The effects of such deforestation are already being seen. In a pointed editorial piece written for the Peoples’ Daily Online, Justin Ward relates his experience of waking up in Beijing to see “the city outside bathed in the orange glow of one of the most massive sandstorms in recent history,” an ominous sign of desertification, which is a result of deforestation. The connection between this and the chopsticks we hold in our hands is clear.
However, the blame for this immense problem cannot be put on China and other producers of chopsticks alone; all nations who chose to import and consume disposable chopsticks are equally to blame. The China Daily article above states that, “despite boasting the world’s highest forest coverage at 69 percent, Japan imports all 25 billion pairs of disposable chopsticks it consumes every year.” Who knows how many other nations import, including the United States? And what can you do on an individual level? Perhaps a start would be to purchase your own pair of well-crafted, washable sticks for home use and begin habitually bringing them out to meals or to work for lunches. You can also suggest to your favorite restaurant that they invest in reusable chopsticks, and ask them not to include disposable chopsticks in your take out.

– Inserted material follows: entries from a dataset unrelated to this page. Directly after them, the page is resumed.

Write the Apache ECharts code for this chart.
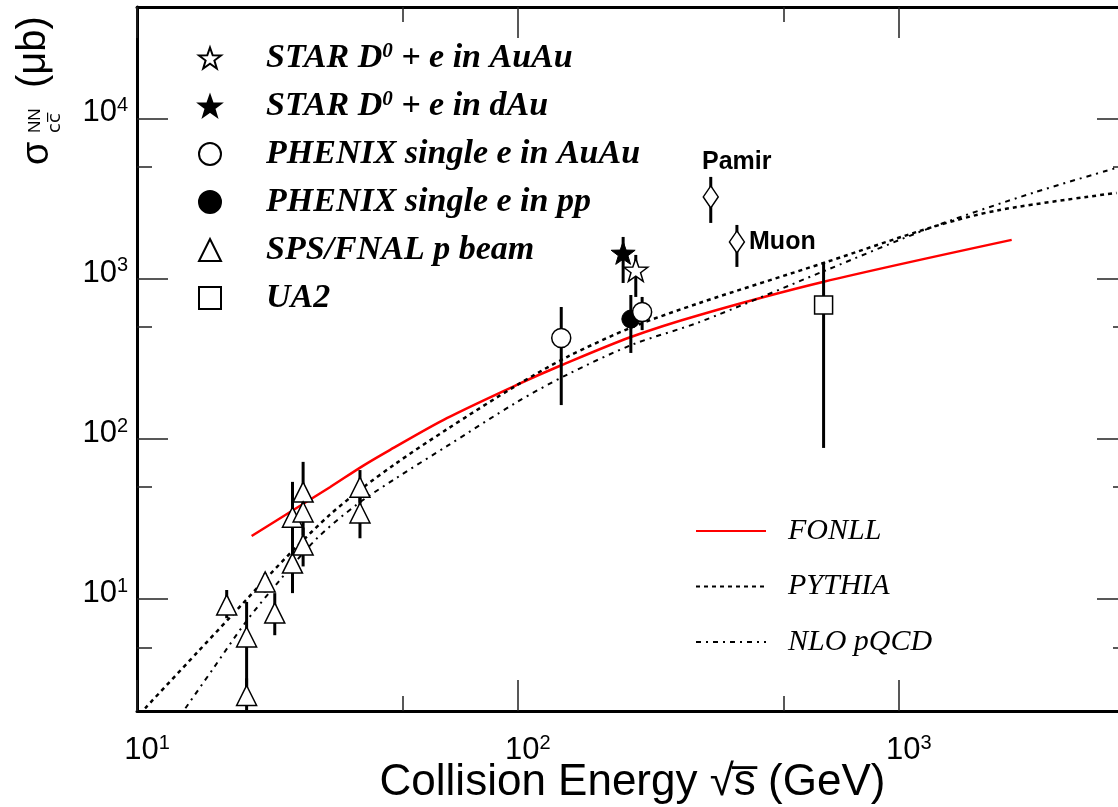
<!DOCTYPE html>
<html>
<head>
<meta charset="utf-8">
<script src="https://cdn.jsdelivr.net/npm/echarts@6/dist/echarts.min.js"></script>
<style>
html,body{margin:0;padding:0;background:#fff;}
#chart{width:1118px;height:807px;}
</style>
</head>
<body>
<div id="chart"></div>
<script>
// ---- data: [sqrt(s) GeV, sigma ub, err low, err high] ----
const starAuAu = [[204, 1138, 772, 1413]];
const starDAu = [[189, 1454, 944, 1830]];
const phenixAuAu = [[130, 428, 163, 668], [212, 622, 479, 772]];
const phenixPP = [[198, 562, 345, 794]];
const spsFnal = [
  [17.2, 9.2, 7.6, 11.4],
  [19.4, 5.8, 2.6, 9.6],
  [19.4, 2.5, 1.8, 3.2],
  [21.7, 12.8, 11.0, 14.5],
  [23.0, 8.2, 5.95, 10.9],
  [25.6, 16.8, 10.9, 24],
  [25.6, 32.5, 20, 54],
  [27.3, 46.6, 36, 72],
  [27.3, 35, 25, 46],
  [27.3, 21.8, 16, 28],
  [38.5, 50, 40, 64],
  [38.5, 34.5, 24, 44]
];
const ua2 = [[635, 688, 88, 1276]];
const pamir = [[321, 3254, 2239, 4340]];
const muon = [[376, 1703, 1189, 2175]];

// ---- theory curves ----
const fonll = [[20.0,24.8],[26.3,37.2],[32.1,50],[39.2,68],[46.1,85.3],[65.1,135],[99.4,218],[130.5,290],[198,434],[300,596],[632,957],[1980,1754]];
const pythia = [[10.5,2.08],[14.4,4.65],[17.5,7.64],[21.4,12.8],[25.7,20.2],[32.1,33.7],[39.2,49.7],[47.6,69.8],[65.1,115],[99.4,217],[134.5,325],[200,501],[300,708],[647,1277],[1228,2113],[1841,2698],[3733,3447]];
const nlo = [[13.4,2.08],[15.8,3.64],[19.4,7.31],[23.7,13.1],[29.7,24.0],[37.8,39.0],[48.1,57.3],[65.1,90.2],[99.4,170],[134.5,252],[200,389],[300,538],[647,1138],[1228,2113],[2248,3447],[3733,4943]];

// ---- axis ticks ----
const xMajorTicks = [10, 100, 1000];
const xMinorTicks = [50, 500];
const yMajorTicks = [10, 100, 1000, 10000];
const yMinorTicks = [5, 50, 500, 5000];
const xRange = [10, 4000];
const yRange = [2, 50000];

const legendNames = ['STAR D0 + e in AuAu', 'STAR D0 + e in dAu', 'PHENIX single e in AuAu', 'PHENIX single e in pp', 'SPS/FNAL p beam', 'UA2'];
const curveNames = ['FONLL', 'PYTHIA', 'NLO pQCD'];

const STAR = 'path://M50,0L61.76,33.82L97.55,34.55L69.02,56.18L79.39,90.45L50,70L20.61,90.45L30.98,56.18L2.45,34.55L38.24,33.82Z';

const chart = echarts.init(document.getElementById('chart'));

const pow10 = v => '{b|10}{s|' + Math.round(Math.log10(v)) + '}';
const tickRich = {
  b: {fontSize: 31, fontFamily: 'Liberation Sans', color: '#000', lineHeight: 34},
  s: {fontSize: 20, fontFamily: 'Liberation Sans', color: '#000', verticalAlign: 'top', lineHeight: 20}
};

function xAx(pos, ticks, len, showLine, showLabel) {
  return {
    type: 'log', logBase: 10, min: xRange[0], max: xRange[1], position: pos,
    gridIndex: 0,
    axisLine: {show: showLine, onZero: false, lineStyle: {color: '#000', width: 3}},
    axisTick: {show: true, inside: true, length: len, customValues: ticks, lineStyle: {color: '#222', width: 1.5}},
    axisLabel: showLabel ? {show: true, customValues: ticks, formatter: pow10, rich: tickRich, margin: 22, padding: [0, 0, 0, 20]} : {show: false},
    minorTick: {show: false},
    splitLine: {show: false}
  };
}
function yAx(pos, ticks, len, showLine, showLabel) {
  return {
    type: 'log', logBase: 10, min: yRange[0], max: yRange[1], position: pos,
    gridIndex: 0,
    axisLine: {show: showLine, onZero: false, lineStyle: {color: '#000', width: 3}},
    axisTick: {show: true, inside: true, length: len, customValues: ticks, lineStyle: {color: '#222', width: 1.5}},
    axisLabel: showLabel ? {show: true, customValues: ticks, formatter: pow10, rich: tickRich, margin: 9, padding: [0, 0, 12, 0]} : {show: false},
    minorTick: {show: false},
    splitLine: {show: false}
  };
}

const xAxes = [
  xAx('bottom', xMajorTicks, 31, true, true),
  xAx('bottom', xMinorTicks, 15, false, false),
  xAx('top', xMajorTicks, 31, true, false),
  xAx('top', xMinorTicks, 15, false, false)
];
Object.assign(xAxes[0], {
  name: 'Collision Energy √s\u0305 (GeV)',
  nameLocation: 'middle',
  nameGap: 50,
  nameMoveOverlap: false,
  nameTextStyle: {fontSize: 44, fontFamily: 'Liberation Sans, DejaVu Sans', color: '#000'}
});
const yAxes = [
  yAx('left', yMajorTicks, 31, true, true),
  yAx('left', yMinorTicks, 15, false, false),
  yAx('right', yMajorTicks, 31, true, false),
  yAx('right', yMinorTicks, 15, false, false)
];

const openStyle = {color: '#fff', borderColor: '#000', borderWidth: 1.5, opacity: 1};
const fillStyle = {color: '#000', borderColor: '#000', borderWidth: 1, opacity: 1};

function scatter(name, data, symbol, size, style, extra) {
  return Object.assign({
    name: name, type: 'scatter', xAxisIndex: 0, yAxisIndex: 0,
    data: data.map(d => [d[0], d[1]]),
    symbol: symbol, symbolSize: size, symbolKeepAspect: true,
    itemStyle: style, z: 5, clip: true
  }, extra || {});
}

const allPoints = [].concat(starAuAu, starDAu, phenixAuAu, phenixPP, spsFnal, ua2, pamir, muon);

const curveLine = (name, data, color, width, type) => ({
  name: name, type: 'line', data: data, showSymbol: false, symbol: 'none', smooth: 0.3,
  xAxisIndex: 0, yAxisIndex: 0, clip: true, z: 3,
  lineStyle: {color: color, width: width, type: type},
  itemStyle: {color: color}
});

const labelStyle = {fontSize: 25, fontWeight: 'bold', fontFamily: 'Liberation Sans', color: '#000', opacity: 1};

const series = [
  curveLine('FONLL', fonll, '#ff0000', 2.5, 'solid'),
  curveLine('PYTHIA', pythia, '#000', 2.5, [4, 4]),
  curveLine('NLO pQCD', nlo, '#000', 2, [5, 5, 2, 5]),
  {
    name: 'errors', type: 'custom', xAxisIndex: 0, yAxisIndex: 0, clip: true, z: 4,
    data: allPoints,
    renderItem: function (params, api) {
      const x = api.value(0), lo = api.value(2), hi = api.value(3);
      const p1 = api.coord([x, lo]);
      const p2 = api.coord([x, hi]);
      return {type: 'line', shape: {x1: p1[0], y1: p1[1], x2: p2[0], y2: p2[1]}, style: {stroke: '#000', lineWidth: 3}};
    },
    encode: {x: 0, y: 1}
  },
  scatter(legendNames[1], starDAu, STAR, 24, fillStyle),
  scatter(legendNames[0], starAuAu, STAR, 24, openStyle),
  scatter(legendNames[3], phenixPP, 'circle', 18, fillStyle),
  scatter(legendNames[2], phenixAuAu, 'circle', 19, openStyle),
  scatter(legendNames[4], spsFnal, 'triangle', 20, openStyle),
  scatter(legendNames[5], ua2, 'rect', 18, openStyle),
  scatter('Pamir', pamir, 'diamond', [15, 22], openStyle, {
    label: Object.assign({show: true, formatter: 'Pamir', position: 'top', offset: [26, -5]}, labelStyle)
  }),
  scatter('Muon', muon, 'diamond', [15, 22], openStyle, {
    label: Object.assign({show: true, formatter: 'Muon', position: 'right', distance: 4}, labelStyle)
  })
];

const legRich = {
  g: {width: 40},
  t: {fontFamily: 'Liberation Serif', fontWeight: 'bold', fontStyle: 'italic', fontSize: 34, color: '#000', lineHeight: 34},
  s: {fontFamily: 'Liberation Serif', fontWeight: 'bold', fontStyle: 'italic', fontSize: 21, color: '#000', verticalAlign: 'top', lineHeight: 20}
};

const option = {
  animation: false,
  backgroundColor: '#fff',
  grid: {left: 137, top: 7, width: 991, height: 704, containLabel: false, outerBoundsMode: 'none'},
  xAxis: xAxes,
  yAxis: yAxes,
  legend: [
    {
      data: legendNames,
      orient: 'vertical', left: 198, top: 41, padding: 0,
      itemWidth: 22, itemHeight: 22, itemGap: 14,
      selectedMode: false,
      formatter: function (name) {
        const m = name.match(/^(.*D)0(.*)$/);
        if (m) return '{g|}{t|' + m[1] + '}{s|0}{t|' + m[2] + '}';
        return '{g|}{t|' + name + '}';
      },
      textStyle: {rich: legRich, color: '#000'}
    },
    {
      data: curveNames,
      orient: 'vertical', left: 695, top: 516, padding: 0,
      itemWidth: 70, itemHeight: 14, itemGap: 25.5,
      selectedMode: false,
      itemStyle: {opacity: 0},
      formatter: name => '{g|}{t|' + name + '}',
      textStyle: {
        color: '#000',
        rich: {
          g: {width: 17},
          t: {fontFamily: 'Liberation Serif', fontStyle: 'italic', fontSize: 30, color: '#000', lineHeight: 30}
        }
      }
    }
  ],
  graphic: [
    {
      type: 'group', x: 35, y: 165, rotation: Math.PI / 2,
      children: [
        {type: 'text', x: 0, y: 3, style: {text: 'σ', font: '38px "Liberation Sans"', fill: '#000', align: 'left', verticalAlign: 'middle'}},
        {type: 'text', x: 32, y: 0, style: {text: 'NN', font: '17px "Liberation Sans"', fill: '#000', align: 'left', verticalAlign: 'middle'}},
        {type: 'text', x: 32, y: 20, style: {text: 'cc\u0305', font: '18px "DejaVu Sans"', fill: '#000', align: 'left', verticalAlign: 'middle'}},
        {type: 'text', x: 77, y: -1, style: {text: '(μb)', font: '40px "Liberation Sans"', fill: '#000', align: 'left', verticalAlign: 'middle'}}
      ]
    }
  ],
  series: series
};
chart.setOption(option);
</script>
</body>
</html>
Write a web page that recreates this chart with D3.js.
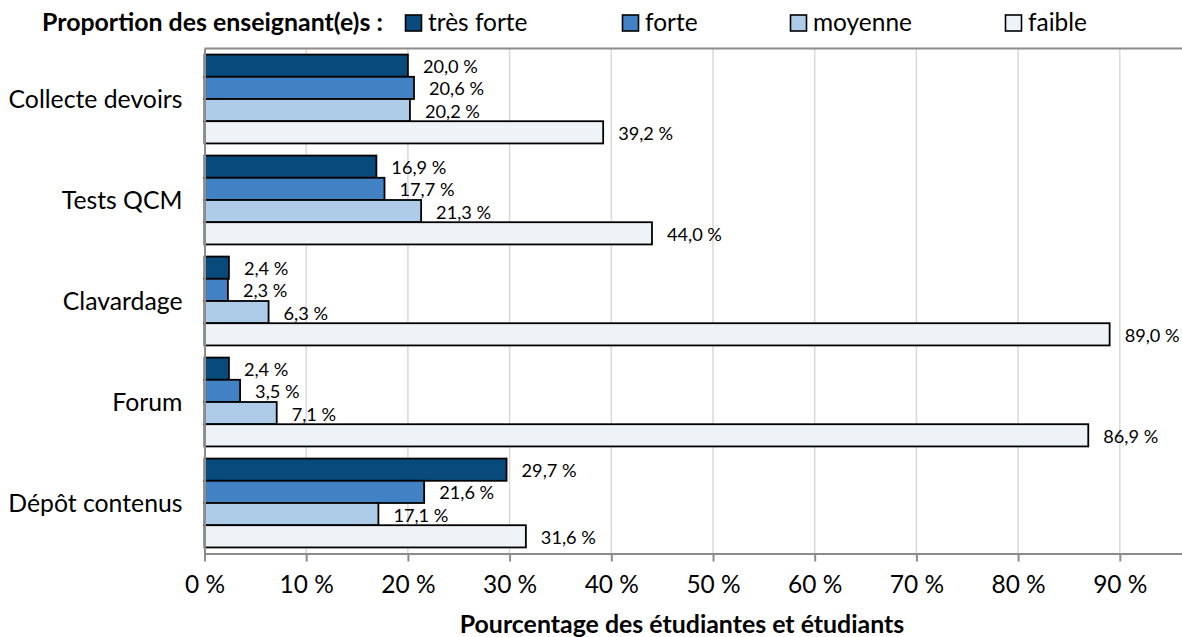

I leave you in the hands of Sam Bett, a local Boston publisher of multiple zines and first-prize winner of the 2008 Amagasaki Japanese Speech Contest, who was the original inspiration for the article’s content:
“In today’s world where the effects of global warming have become visible in the daily weather, people are searching for ways to contribute to a solution. To that end, I recommend trying out personal chopsticks. While it’s a small statement, it has the power to produce major effects as the trend gains momentum. Carrying personal chopsticks is more than just an environmental concern–it’s a matter of taste. After all, doesn’t a guiltless meal taste a whole lot better?”